Lime is in a transitional phase in Islington
ELECTRIC bike companies told how they are tackling cyclists’ obstructive parking and dangerous road behaviour in a grilling at the Town Hall on Tuesday.
The Tribune receives almost weekly letters from residents complaining about packed bike parking bays outside their homes and pavements blocked by abandoned two-wheelers, and this week they had the chance to share frustrations with Lime and Forest, the companies that put the bikes on our streets.
Councillors asked what they were doing to stop obstructive parking, why some parking bays are overfilled with bikes by staff, and what can be done to prevent fast, dangerous cycling.
Lime’s Jack McKenna said the scale of its operations has grown “exponentially” since he last reported to the Town Hall, when parking issues were councillors’ and constituents’ primary concern.
Lime’s response has been to work with the council to build designated parking bays and increase the number of staff on hand to move bikes in Islington, where there are now up to 30 staff moving up to 4,000 bikes in the borough every day.

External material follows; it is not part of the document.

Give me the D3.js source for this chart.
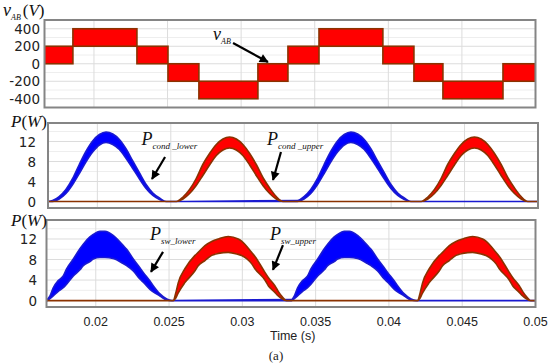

“We are essentially delivering a mass transit service, while we’re building the infrastructure live in real time, so there are real challenges,” Mr McKenna said.
Lime is in a transitional phase in Islington, moving from a model of parking anywhere to the mandatory bay parking that it operates in other boroughs.
Mr McKenna described this transition as being like “if there was a bus going through the borough and in some places you could just flag down the driver and hop on and off anywhere, and in some places you have to wait at the bus stop”.
While the company has staff stationed at known hotspots like Finsbury Park tube station or around Arsenal on match days, he explained they rely on individual reports to find and remove rogue wrongly parked e-bikes.
Mr McKenna gave councillors his details and said: “If one of your residents reports a bike or if you see a bike and if you send it to me, I can assure you that as long as I’m not on holiday, that will be actioned very quickly and the nearest person in the borough will be sent there and I will personally make sure that person receives a fine or a ban.
“We fully appreciate the frustrations. I spend my working and non-working life speaking to people about them and we’re committed to doing better.”
In the last year, Islington Council has built 200 e-bike parking bays – by next year it will be 250.
Mr McKenna told that Lime has invested £5million in parking infrastructure across London.
Lime and Forest, represented by Alex Berwin, also told of their funding contributions to local cycling schemes.